──────── Extracted entries ────────

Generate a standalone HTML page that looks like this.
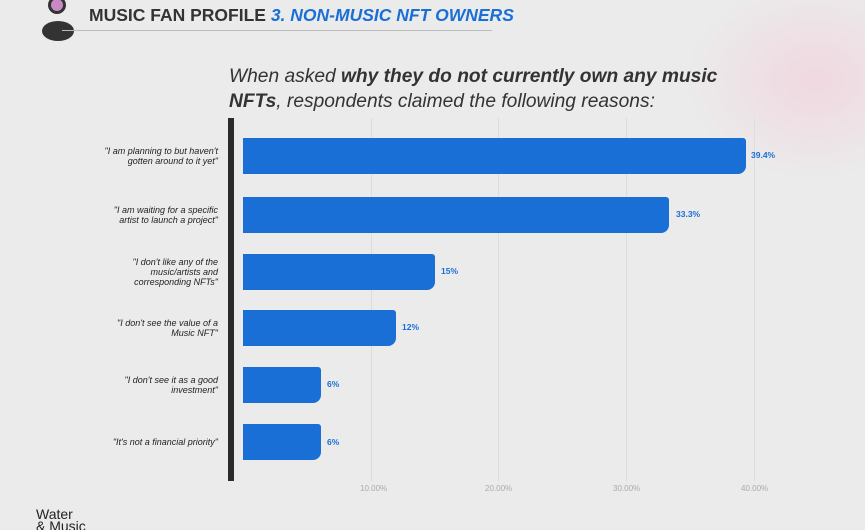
<!DOCTYPE html>
<html><head><meta charset="utf-8"><style>
body{margin:0}
#c{position:relative;width:865px;height:530px;overflow:hidden;background:#ebebeb;font-family:"Liberation Sans",sans-serif;}
.t{position:absolute;white-space:nowrap}
.lab{position:absolute;right:647px;text-align:right;font-style:italic;font-size:9px;line-height:10px;color:#222;white-space:nowrap}
.bar{position:absolute;left:243px;height:36px;background:#1a6fd6;border-radius:0 3px 8px 0}
.v{position:absolute;font-size:8.5px;font-weight:bold;color:#1a6fd6}
.tick{position:absolute;top:484px;font-size:8px;color:#aaa}
.g{position:absolute;top:118px;width:1px;height:363px;background:#ddd}
</style></head><body><div id="c">
<div style="position:absolute;right:-80px;top:-20px;width:260px;height:200px;border-radius:50%;background:radial-gradient(#f0d8e0,rgba(235,235,235,0) 70%)"></div>
<div style="position:absolute;left:48px;top:-4px;width:18px;height:18px;border-radius:50%;background:#c98ac4;border:3px solid #333;box-sizing:border-box"></div>
<div style="position:absolute;left:42px;top:21px;width:32px;height:20px;border-radius:50%;background:#333"></div>
<div style="position:absolute;left:62px;top:30px;width:430px;height:1px;background:#bbb"></div>
<div class="t" style="left:89px;top:5px;font-size:17.5px;font-weight:bold;color:#333">MUSIC FAN PROFILE <span style="color:#1a6fd6;font-style:italic">3. NON-MUSIC NFT OWNERS</span></div>
<div class="t" style="left:229px;top:64px;font-size:19.2px;font-style:italic;color:#333;line-height:25px">When asked <b>why they do not currently own any music</b><br><b>NFTs</b>, respondents claimed the following reasons:</div>
<div class="g" style="left:371px"></div><div class="g" style="left:498px"></div><div class="g" style="left:626px"></div><div class="g" style="left:754px"></div>
<div style="position:absolute;left:228px;top:118px;width:6px;height:363px;background:#2a2a2a"></div>
<div class="lab" style="top:146px">"I am planning to but haven't<br>gotten around to it yet"</div>
<div class="bar" style="top:138px;width:503px"></div><div class="v" style="left:751px;top:150px">39.4%</div>
<div class="lab" style="top:205px">"I am waiting for a specific<br>artist to launch a project"</div>
<div class="bar" style="top:197px;width:426px"></div><div class="v" style="left:676px;top:209px">33.3%</div>
<div class="lab" style="top:257px">"I don't like any of the<br>music/artists and<br>corresponding NFTs"</div>
<div class="bar" style="top:254px;width:192px"></div><div class="v" style="left:441px;top:266px">15%</div>
<div class="lab" style="top:318px">"I don't see the value of a<br>Music NFT"</div>
<div class="bar" style="top:310px;width:153px"></div><div class="v" style="left:402px;top:322px">12%</div>
<div class="lab" style="top:375px">"I don't see it as a good<br>investment"</div>
<div class="bar" style="top:367px;width:78px"></div><div class="v" style="left:327px;top:379px">6%</div>
<div class="lab" style="top:437px">"It's not a financial priority"</div>
<div class="bar" style="top:424px;width:78px"></div><div class="v" style="left:327px;top:437px">6%</div>
<div class="tick" style="left:360px">10.00%</div><div class="tick" style="left:485px">20.00%</div><div class="tick" style="left:613px">30.00%</div><div class="tick" style="left:741px">40.00%</div>
<div class="t" style="left:36px;top:508px;font-size:14px;line-height:12px;color:#222">Water<br>&amp; Music</div>
</div></body></html>
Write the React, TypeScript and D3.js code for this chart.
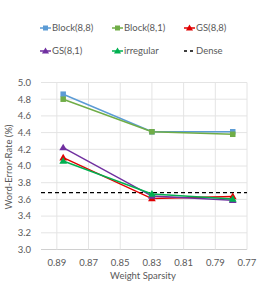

────────

[Task goal]
Quote the full listing above word for word; exclude every picture from the copy.

[Solution]
Generate a standalone HTML page that looks like this.
<!DOCTYPE html>
<html><head><meta charset="utf-8"><style>
body{margin:0}
#c{position:relative;width:865px;height:530px;overflow:hidden;background:#ebebeb;font-family:"Liberation Sans",sans-serif;}
.t{position:absolute;white-space:nowrap}
.lab{position:absolute;right:647px;text-align:right;font-style:italic;font-size:9px;line-height:10px;color:#222;white-space:nowrap}
.bar{position:absolute;left:243px;height:36px;background:#1a6fd6;border-radius:0 3px 8px 0}
.v{position:absolute;font-size:8.5px;font-weight:bold;color:#1a6fd6}
.tick{position:absolute;top:484px;font-size:8px;color:#aaa}
.g{position:absolute;top:118px;width:1px;height:363px;background:#ddd}
</style></head><body><div id="c">
<div style="position:absolute;right:-80px;top:-20px;width:260px;height:200px;border-radius:50%;background:radial-gradient(#f0d8e0,rgba(235,235,235,0) 70%)"></div>
<div style="position:absolute;left:48px;top:-4px;width:18px;height:18px;border-radius:50%;background:#c98ac4;border:3px solid #333;box-sizing:border-box"></div>
<div style="position:absolute;left:42px;top:21px;width:32px;height:20px;border-radius:50%;background:#333"></div>
<div style="position:absolute;left:62px;top:30px;width:430px;height:1px;background:#bbb"></div>
<div class="t" style="left:89px;top:5px;font-size:17.5px;font-weight:bold;color:#333">MUSIC FAN PROFILE <span style="color:#1a6fd6;font-style:italic">3. NON-MUSIC NFT OWNERS</span></div>
<div class="t" style="left:229px;top:64px;font-size:19.2px;font-style:italic;color:#333;line-height:25px">When asked <b>why they do not currently own any music</b><br><b>NFTs</b>, respondents claimed the following reasons:</div>
<div class="g" style="left:371px"></div><div class="g" style="left:498px"></div><div class="g" style="left:626px"></div><div class="g" style="left:754px"></div>
<div style="position:absolute;left:228px;top:118px;width:6px;height:363px;background:#2a2a2a"></div>
<div class="lab" style="top:146px">"I am planning to but haven't<br>gotten around to it yet"</div>
<div class="bar" style="top:138px;width:503px"></div><div class="v" style="left:751px;top:150px">39.4%</div>
<div class="lab" style="top:205px">"I am waiting for a specific<br>artist to launch a project"</div>
<div class="bar" style="top:197px;width:426px"></div><div class="v" style="left:676px;top:209px">33.3%</div>
<div class="lab" style="top:257px">"I don't like any of the<br>music/artists and<br>corresponding NFTs"</div>
<div class="bar" style="top:254px;width:192px"></div><div class="v" style="left:441px;top:266px">15%</div>
<div class="lab" style="top:318px">"I don't see the value of a<br>Music NFT"</div>
<div class="bar" style="top:310px;width:153px"></div><div class="v" style="left:402px;top:322px">12%</div>
<div class="lab" style="top:375px">"I don't see it as a good<br>investment"</div>
<div class="bar" style="top:367px;width:78px"></div><div class="v" style="left:327px;top:379px">6%</div>
<div class="lab" style="top:437px">"It's not a financial priority"</div>
<div class="bar" style="top:424px;width:78px"></div><div class="v" style="left:327px;top:437px">6%</div>
<div class="tick" style="left:360px">10.00%</div><div class="tick" style="left:485px">20.00%</div><div class="tick" style="left:613px">30.00%</div><div class="tick" style="left:741px">40.00%</div>
<div class="t" style="left:36px;top:508px;font-size:14px;line-height:12px;color:#222">Water<br>&amp; Music</div>
</div></body></html>
Write the React, TypeScript and D3.js code for this chart.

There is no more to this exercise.